Our days in Chagos were so wrapped up in the “here and now” that it is only after departure that I can sit down to think about what the experience means to us. We heralded Chagos as the epitome of a cruisers ideal destination: Remote, pristine, beautiful. That we were able to experience it without any other cruisers only amplified these traits and made the isolation absolute. Herman Melville wrote in Moby Dick: “I am tormented with an everlasting itch for things remote. I love to sail forbidden seas.” Melville must have had Chagos in mind when he wrote these words, for no words speak of a lust for a place so accurately.

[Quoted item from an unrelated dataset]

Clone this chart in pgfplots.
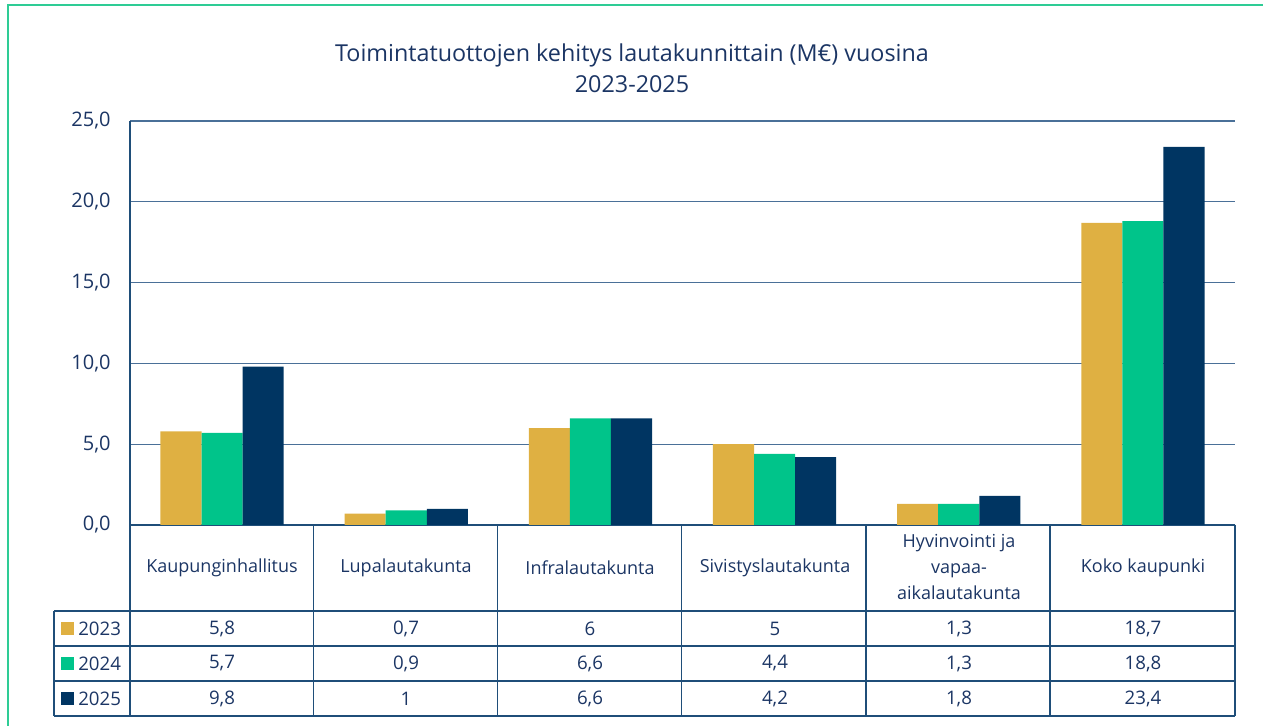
\documentclass[border=0pt]{standalone}
\usepackage{pgfplots}
\pgfplotsset{compat=1.18}
\usepackage{fontspec}
\setmainfont{Open Sans}
\definecolor{gold}{HTML}{DFB042}
\definecolor{grn}{HTML}{00C48A}
\definecolor{navy}{HTML}{003562}
\definecolor{txt}{HTML}{1B3564}
\definecolor{frame}{HTML}{2ECC95}
\definecolor{gridc}{HTML}{4A7098}
\definecolor{tline}{HTML}{1F4E79}
\newcommand{\lab}{\fontsize{13.5}{19.5}\selectfont}
\newcommand{\val}{\fontsize{14}{19.5}\selectfont}
\begin{document}
\begin{tikzpicture}
\path[use as bounding box] (0,0) rectangle (947.25pt,543.75pt);
\begin{axis}[
  at={(97.5pt,150pt)}, anchor=south west,
  scale only axis, width=828.75pt, height=303pt,
  xmin=-0.5, xmax=5.5, ymin=0, ymax=25,
  ytick={0,5,...,25}, xtick=\empty,
  ybar=0pt, bar width=0.223,
  axis lines*=left,
  axis line style={tline, line width=1.1pt},
  ymajorgrids, grid style={gridc, line width=1pt},
  major tick length=0pt,
  yticklabel style={font=\fontsize{15}{18}\selectfont, text=txt, xshift=-11pt},
  /pgf/number format/.cd, use comma, fixed, fixed zerofill, precision=1, assume math mode=true,
]
\addplot[fill=gold, draw=none] coordinates {(0,5.8) (1,0.7) (2,6) (3,5) (4,1.3) (5,18.7)};
\addplot[fill=grn, draw=none] coordinates {(0,5.7) (1,0.9) (2,6.6) (3,4.4) (4,1.3) (5,18.8)};
\addplot[fill=navy, draw=none] coordinates {(0,9.8) (1,1) (2,6.6) (3,4.2) (4,1.8) (5,23.4)};
\end{axis}
\begin{scope}[x=0.75pt, y=-0.75pt, yshift=543.75pt]
  % frame
  \draw[frame, line width=1pt] (8,730) -- (8,5) -- (1270,5);
  % title
  \node[text=txt, align=center, font=\fontsize{17.5}{23}\selectfont] at (632,68)
    {Toimintatuottojen kehitys lautakunnittain (M€) vuosina\\2023-2025};
  % table lines
  \begin{scope}[tline, line width=1.1pt]
    \draw (130,525) -- (130,716);
    \foreach \xx in {313.3,497.5,681.7,865.8,1050,1235} \draw (\xx,525) -- (\xx,716);
    \draw (54,611) -- (1235,611);
    \draw (54,646) -- (1235,646);
    \draw (54,681) -- (1235,681);
    \draw (54,716) -- (1235,716);
    \draw (54,611) -- (54,716);
    \draw (1235,525) -- (1235,716);
  \end{scope}
  % header labels
  \begin{scope}[every node/.style={text=txt, font=\lab, align=center}]
    \node at (222,568) {Kaupunginhallitus};
    \node at (406,568) {Lupalautakunta};
    \node at (590,568) {Infralautakunta};
    \node at (775,568) {Sivistyslautakunta};
    \node at (959,567) {Hyvinvointi ja\\vapaa-\\aikalautakunta};
    \node at (1143,568) {Koko kaupunki};
  \end{scope}
  \begin{scope}[every node/.style={text=txt, font=\val, align=center}]
    % legend column
    \fill[gold] (61,622) rectangle (74,635);
    \fill[grn] (61,657) rectangle (74,670);
    \fill[navy] (61,692) rectangle (74,705);
    \node[anchor=west, inner sep=0pt] at (78,628.5) {2023};
    \node[anchor=west, inner sep=0pt] at (78,663.5) {2024};
    \node[anchor=west, inner sep=0pt] at (78,698.5) {2025};
    % values
    \foreach \xx/\a/\b/\c in {222/{5,8}/{5,7}/{9,8}, 406/{0,7}/{0,9}/1, 590/6/{6,6}/{6,6}, 775/5/{4,4}/{4,2}, 959/{1,3}/{1,3}/{1,8}, 1143/{18,7}/{18,8}/{23,4}} {
      \node at (\xx,628.5) {\a};
      \node at (\xx,663.5) {\b};
      \node at (\xx,698.5) {\c};
    }
  \end{scope}
\end{scope}
\end{tikzpicture}
\end{document}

Tonight we sail onward, leaving Chagos behind us in what will always remain a favourite destination. I know it will be Ile de Salomon that I reflect on if I am ever at a dinner party playing Table Talk and pull the card that queries “If you could be anywhere in the world, where would it be?” Our time in Chagos is almost indescribable, other than to say it far exceeded our highest expectations. It is hard to measure the experience in one country against the experience in another, particularly when the environment is a very different one. While I have loved time in so many different countries for so many different reasons, the Chagos archipelago is just one of those places that will forever stand in a league of its own.